Where Malamente represents omens and predictions, the third ‘chapter’ of El mal querer also had a bombastic visual delivered alongside - PIENSO EN TU MIRÁ - a chapter that details infatuation and jealousy. As a follow up to MalamentePIENSO EN TU MIRÁ continues Rosalía’s contrasts of the delicate with the abrasive: a plastic flamenco doll swings from the rearview mirror of a truck, which eventually crashes into a brick wall. 

Truck drivers are depicted with their metal beasts, blood spreading out from their chests, referencing the song’s chorus (translated to English, ‘I think of your gaze/Your gaze/Is a bullet stuck in my chest’). Further on, Rosalía is in front of these trucks with her squad of dancers. As she sings, decked out in gorgeous streetwear, Rosalía is followed closely and surrounded by men pointing guns and machetes at her. 

By contrasting provocative imagery with strong pop choreography that Rihanna would be proud of, Rosalía positions herself within an interesting space. There has been opposition to her use of Gitano culture and religious imagery while at the same time, Spanish media has also lauded her as an innovator, bringing flamenco into a whole new era. 
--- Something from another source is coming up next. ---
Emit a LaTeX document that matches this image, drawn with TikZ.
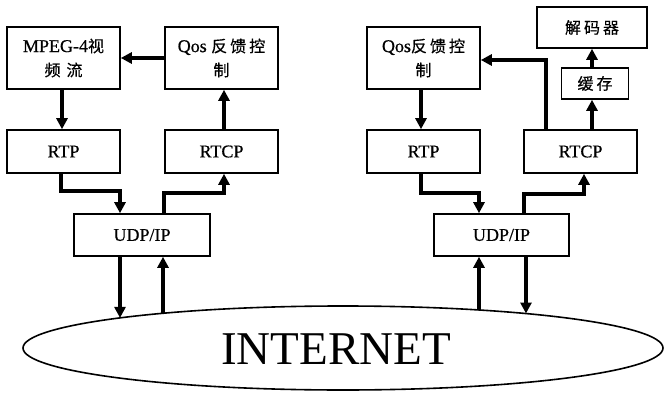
\documentclass[tikz,border=0pt]{standalone}
\usepackage{fontspec}
\setmainfont{Liberation Serif}
\newfontfamily\lab[FakeBold=0.6]{Liberation Serif}
\newfontfamily\cjk[FakeBold=0.5]{Noto Sans CJK SC}
\usetikzlibrary{arrows.meta,shapes.geometric}
\newcommand\zh[1]{{\cjk\fontsize{16}{24}\selectfont #1}}
\newcommand\gap{\hspace{3pt}}
\begin{document}
\begin{tikzpicture}[x=1pt,y=-1pt,
  box/.style={draw,line width=1.6pt,inner sep=0pt,align=center,
    font=\lab\fontsize{18}{24}\selectfont},
  wide/.style={box,minimum width=113pt},
  tall/.style={minimum height=62pt},
  low/.style={minimum height=43pt},
  link/.style={line width=3.2pt,-{Triangle[length=11pt,width=11pt]}},
  ]
\useasboundingbox[fill=white] (0,0) rectangle (664,393);

% sender side
\node[wide,tall] (mpeg)  at (63.5,58)   {MPEG-4\zh{视}\\\zh{频\gap\gap 流}};
\node[wide,tall] (qosL)  at (221.5,58)  {Qos \zh{反\gap 馈\gap 控}\\\zh{制}};
\node[wide,low]  (rtpL)  at (63.5,151.5)  {RTP};
\node[wide,low]  (rtcpL) at (221.5,151.5) {RTCP};
\node[box,minimum width=136pt,minimum height=42pt] (udpL) at (142,235) {UDP/IP};

% receiver side
\node[wide,tall] (qosR)  at (423.5,58)  {Qos\zh{反\gap 馈\gap 控}\\\zh{制}};
\node[wide,low]  (rtpR)  at (423.5,151.5) {RTP};
\node[wide,low]  (rtcpR) at (580.5,151.5) {RTCP};
\node[box,minimum width=135pt,minimum height=42pt] (udpR) at (501.5,235) {UDP/IP};
\node[box,minimum width=110pt,minimum height=41pt] (dec) at (592,27.5) {\zh{解\gap 码\gap 器}};
\node[box,minimum width=67pt,minimum height=31pt] (buf) at (595,83.5) {\zh{缓\gap 存}};

% network cloud
\node[draw,ellipse,line width=1.6pt,minimum width=640pt,minimum height=84pt,inner sep=0pt] (net) at (343,348) {};
\node[font=\fontsize{47}{47}\selectfont] (inet) at (336,349) {INTERNET};

% points where the vertical links meet the ellipse
\coordinate (eL1) at (120,317.9);
\coordinate (eL2) at (163,313.3);
\coordinate (eR1) at (479,310.0);
\coordinate (eR2) at (526,313.5);

% sender links
\draw[link] (qosL.west) -- (mpeg.east);
\draw[link] (mpeg.south -| 62,0) -- (rtpL.north -| 62,0);
\draw[link] (rtcpL.north -| 224,0) -- (qosL.south -| 224,0);
\draw[link] (rtpL.south -| 61,0) |- (120,191) -- (udpL.north -| 120,0);
\draw[link] (udpL.north -| 164,0) |- (224,193) -- (rtcpL.south -| 224,0);
\draw[link] (udpL.south -| 120,0) -- (eL1);
\draw[link] (eL2) -- (udpL.south -| 163,0);

% receiver links
\draw[link] (qosR.south -| 421,0) -- (rtpR.north -| 421,0);
\draw[link] (rtcpR.north -| 546,0) |- (qosR.east |- 0,60);
\draw[link] (rtcpR.north -| 592,0) -- (buf.south -| 592,0);
\draw[link] (buf.north -| 592,0) -- (dec.south -| 592,0);
\draw[link] (rtpR.south -| 421,0) |- (479,193) -- (udpR.north -| 479,0);
\draw[link] (udpR.north -| 524,0) |- (584,194) -- (rtcpR.south -| 584,0);
\draw[link] (eR1) -- (udpR.south -| 479,0);
\draw[link] (udpR.south -| 526,0) -- (eR2);
\end{tikzpicture}
\end{document}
What Rosalía has done is prove the enduring passionate nature of her Catalan history in bringing it, side-stepping and body-rolling, into 2019. With El mal querer, she tells the same story of a doomed relationship and studies the effects of jealousy as was told in the 13th century, but in doing so, Rosalía applies 2019 flair to it. The heartbreak chapter, Bagdad, has Rosalía (portraying a stripper), in a grimy toilet cubicle filling up with her own tears. Di mi nombre (Say My Name) incorporates Spanish gypsy culture into its hook, while the delicate clapping backing it is another example of Rosalía’s flamenco roots never being too far from the modern R&B surface. 

Rosalía’s artistry is one built on taking roads less travelled. Her hybrid of pop balladry, downbeat R&B and almost syncopated flamenco beats is matched by layered and visually striking companion pieces that can stand strong on their own. She demonstrates curiosity, ambition and a bold desire to lean back into the musical and cultural traditions that formed her upbringing and training, in bringing such beautiful complexities to an audience more eager than before to catch a vibe on a new flavour not available in their own backyard.